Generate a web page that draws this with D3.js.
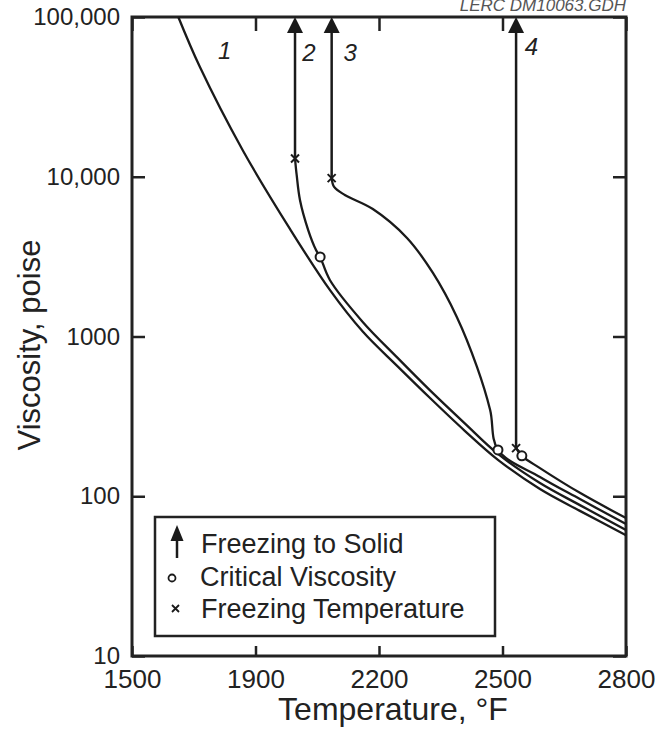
<!DOCTYPE html>
<html>
<head>
<meta charset="utf-8">
<script src="https://cdn.jsdelivr.net/npm/d3@7"></script>
<style>
body { margin: 0; background: #fff; }
svg { display: block; font-family: "Liberation Sans", Arial, Helvetica, sans-serif; }
</style>
</head>
<body>
<div id="chart"></div>
<script>
//Tick values and labels
var tempTicks = [1500, 1900, 2200, 2500, 2800];
var viscTicks = [10, 100, 1000, 10000, 100000];
var viscTickLabels = ["10", "100", "1000", "10,000", "100,000"];

//Viscosity curves, [temperature F, viscosity poise]
var curve1 = [[1650,100000],[1720,48600],[1860,14500],[1984,4700],[2081,1950],[2161,1070],[2244,655],[2324,412],[2409,256],[2489,169],[2591,111],[2688,81],[2800,57]];
var curve2 = [[1996,13000],[2000,10260],[2008,7150],[2028,4640],[2047,3480],[2057,3150],[2081,2250],[2161,1230],[2244,740],[2324,460],[2409,285],[2489,184],[2591,121],[2688,88],[2800,61.5]];
var curve3 = [[2085,9800],[2091,8630],[2117,7690],[2185,6280],[2268,4140],[2331,2498],[2389,1325],[2438,645],[2470,347],[2489,195],[2591,132],[2688,96],[2800,67]];
var curve4 = [[2533,200],[2547,179],[2591,150],[2688,105],[2800,73]];

//Markers
var freezePts = [[1996,13000],[2085,9800],[2533,200]];
var criticalPts = [[2057,3150],[2489,195],[2547,179]];

//Curve numbers and where they sit
var curveNames = ["1", "2", "3", "4"];
var curveNamePos = [[1800,62000],[2030,60000],[2130,60000],[2570,65000]];

var legendItems = ["Freezing to Solid", "Critical Viscosity", "Freezing Temperature"];

//Set margins and sizes
var margin = {top: 17, right: 30, bottom: 74, left: 132};
var width = 656 - margin.left - margin.right;
var height = 730 - margin.top - margin.bottom;

var svgRoot = d3.select("#chart").append("svg")
  .attr("width", 656)
  .attr("height", 730);

var svg = svgRoot.append("g")
  .attr("transform", "translate(" + margin.left + "," + margin.top + ")");

//1500 -> 1900 gets the same room as the 300 degree steps
var x = d3.scaleLinear()
  .domain([1500, 1900, 2800])
  .range([0, width / 4, width]);
var y = d3.scaleLog()
  .domain([10, 100000])
  .range([height, 0]);

//Axes, ticks pointing inward
var axL = svg.append("g")
  .call(d3.axisLeft(y).tickValues(viscTicks)
    .tickFormat(function(d, i) { return viscTickLabels[i]; })
    .tickSizeInner(-13).tickSizeOuter(0).tickPadding(12));
var axR = svg.append("g")
  .attr("transform", "translate(" + width + ",0)")
  .call(d3.axisRight(y).tickValues(viscTicks).tickFormat("")
    .tickSizeInner(-13).tickSizeOuter(0));
var axB = svg.append("g")
  .attr("transform", "translate(0," + height + ")")
  .call(d3.axisBottom(x).tickValues(tempTicks).tickFormat(d3.format("d"))
    .tickSizeInner(-10).tickSizeOuter(0).tickPadding(14));
var axT = svg.append("g")
  .call(d3.axisTop(x).tickValues(tempTicks).tickFormat("")
    .tickSizeInner(-14).tickSizeOuter(0));

[axL, axR, axB, axT].forEach(function(a) {
  a.select(".domain").remove();
  a.selectAll(".tick line").attr("stroke", "#222").attr("stroke-width", 2.5);
});
axL.selectAll("text").attr("font-size", 24).attr("fill", "#222")
  .attr("font-family", "Liberation Sans, Arial, sans-serif");
axB.selectAll("text").attr("font-size", 26).attr("fill", "#222")
  .attr("font-family", "Liberation Sans, Arial, sans-serif");

//Frame
svg.append("rect")
  .attr("width", width).attr("height", height)
  .attr("fill", "none").attr("stroke", "#222").attr("stroke-width", 3);

//Curves
var line = d3.line()
  .x(function(d) { return x(d[0]); })
  .y(function(d) { return y(d[1]); })
  .curve(d3.curveCatmullRom.alpha(0.5));

svg.append("g").selectAll("path")
  .data([curve1, curve2, curve3, curve4])
  .enter()
  .append("path")
  .attr("d", line)
  .attr("fill", "none")
  .attr("stroke", "#1a1a1a")
  .attr("stroke-width", 2.3);

//Freezing to solid arrows
var arrows = svg.append("g").selectAll("g")
  .data(freezePts)
  .enter()
  .append("g");
arrows.append("line")
  .attr("x1", function(d) { return x(d[0]); })
  .attr("x2", function(d) { return x(d[0]); })
  .attr("y1", function(d) { return y(d[1]); })
  .attr("y2", y(100000) + 12)
  .attr("stroke", "#1a1a1a")
  .attr("stroke-width", 2.5);
arrows.append("path")
  .attr("d", function(d) {
    var cx = x(d[0]), ty = y(100000);
    return "M" + cx + "," + ty + "L" + (cx - 8) + "," + (ty + 16) + "L" + (cx + 8) + "," + (ty + 16) + "Z";
  })
  .attr("fill", "#1a1a1a");

//Critical viscosity circles
svg.append("g").selectAll("circle")
  .data(criticalPts)
  .enter()
  .append("circle")
  .attr("cx", function(d) { return x(d[0]); })
  .attr("cy", function(d) { return y(d[1]); })
  .attr("r", 4.5)
  .attr("fill", "#fff")
  .attr("stroke", "#1a1a1a")
  .attr("stroke-width", 2);

//Freezing temperature crosses
svg.append("g").selectAll("path")
  .data(freezePts)
  .enter()
  .append("path")
  .attr("d", function(d) {
    var cx = x(d[0]), cy = y(d[1]), s = 4;
    return "M" + (cx - s) + "," + (cy - s) + "L" + (cx + s) + "," + (cy + s) +
           "M" + (cx - s) + "," + (cy + s) + "L" + (cx + s) + "," + (cy - s);
  })
  .attr("stroke", "#1a1a1a")
  .attr("stroke-width", 2);

//Curve numbers
svg.append("g").selectAll("text")
  .data(curveNames)
  .enter()
  .append("text")
  .attr("x", function(d, i) { return x(curveNamePos[i][0]); })
  .attr("y", function(d, i) { return y(curveNamePos[i][1]); })
  .attr("dy", "0.35em")
  .attr("text-anchor", "middle")
  .attr("font-size", 24)
  .attr("font-style", "italic")
  .attr("fill", "#222")
  .text(function(d) { return d; });

//Axis titles
svgRoot.append("text")
  .attr("x", 393)
  .attr("y", 720)
  .attr("text-anchor", "middle")
  .attr("font-size", 32)
  .attr("fill", "#222")
  .text("Temperature, \u00B0F");
svgRoot.append("text")
  .attr("transform", "translate(40,345) rotate(-90)")
  .attr("text-anchor", "middle")
  .attr("font-size", 31)
  .attr("fill", "#222")
  .text("Viscosity, poise");

//Drawing id at the top
svgRoot.append("text")
  .attr("x", 626)
  .attr("y", 11)
  .attr("text-anchor", "end")
  .attr("font-size", 17)
  .attr("font-style", "italic")
  .attr("fill", "#555")
  .text("LERC DM10063.GDH");

//Legend
var legend = svgRoot.append("g")
  .attr("transform", "translate(155,517)");
legend.append("rect")
  .attr("width", 340).attr("height", 119)
  .attr("fill", "#fff").attr("stroke", "#222").attr("stroke-width", 2.5);
legend.append("line")
  .attr("x1", 22).attr("x2", 22).attr("y1", 20).attr("y2", 41)
  .attr("stroke", "#1a1a1a").attr("stroke-width", 2.5);
legend.append("path")
  .attr("d", "M22,8L15.5,24L28.5,24Z")
  .attr("fill", "#1a1a1a");
legend.append("circle")
  .attr("cx", 17).attr("cy", 61).attr("r", 3.5)
  .attr("fill", "#fff").attr("stroke", "#1a1a1a").attr("stroke-width", 1.8);
legend.append("path")
  .attr("d", "M17,88L24,95M17,95L24,88")
  .attr("stroke", "#1a1a1a").attr("stroke-width", 1.8);
legend.selectAll(".ltext")
  .data(legendItems)
  .enter()
  .append("text")
  .attr("class", "ltext")
  .attr("x", function(d, i) { return i == 1 ? 45 : 46; })
  .attr("y", function(d, i) { return 36 + i * 32.5; })
  .attr("font-size", 27)
  .attr("fill", "#222")
  .text(function(d) { return d; });
</script>
</body>
</html>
━━━━━━━━━━━━━━━━━━━━
## Aim:
Write out again exactly the lines from the start of the data above through the line containing "var criticalPts = [[2057,3150],[2489,195],[2547,179]];", inclusive, excluding any pictures.

## Exercise answer:
Generate a web page that draws this with D3.js.
<!DOCTYPE html>
<html>
<head>
<meta charset="utf-8">
<script src="https://cdn.jsdelivr.net/npm/d3@7"></script>
<style>
body { margin: 0; background: #fff; }
svg { display: block; font-family: "Liberation Sans", Arial, Helvetica, sans-serif; }
</style>
</head>
<body>
<div id="chart"></div>
<script>
//Tick values and labels
var tempTicks = [1500, 1900, 2200, 2500, 2800];
var viscTicks = [10, 100, 1000, 10000, 100000];
var viscTickLabels = ["10", "100", "1000", "10,000", "100,000"];

//Viscosity curves, [temperature F, viscosity poise]
var curve1 = [[1650,100000],[1720,48600],[1860,14500],[1984,4700],[2081,1950],[2161,1070],[2244,655],[2324,412],[2409,256],[2489,169],[2591,111],[2688,81],[2800,57]];
var curve2 = [[1996,13000],[2000,10260],[2008,7150],[2028,4640],[2047,3480],[2057,3150],[2081,2250],[2161,1230],[2244,740],[2324,460],[2409,285],[2489,184],[2591,121],[2688,88],[2800,61.5]];
var curve3 = [[2085,9800],[2091,8630],[2117,7690],[2185,6280],[2268,4140],[2331,2498],[2389,1325],[2438,645],[2470,347],[2489,195],[2591,132],[2688,96],[2800,67]];
var curve4 = [[2533,200],[2547,179],[2591,150],[2688,105],[2800,73]];

//Markers
var freezePts = [[1996,13000],[2085,9800],[2533,200]];
var criticalPts = [[2057,3150],[2489,195],[2547,179]];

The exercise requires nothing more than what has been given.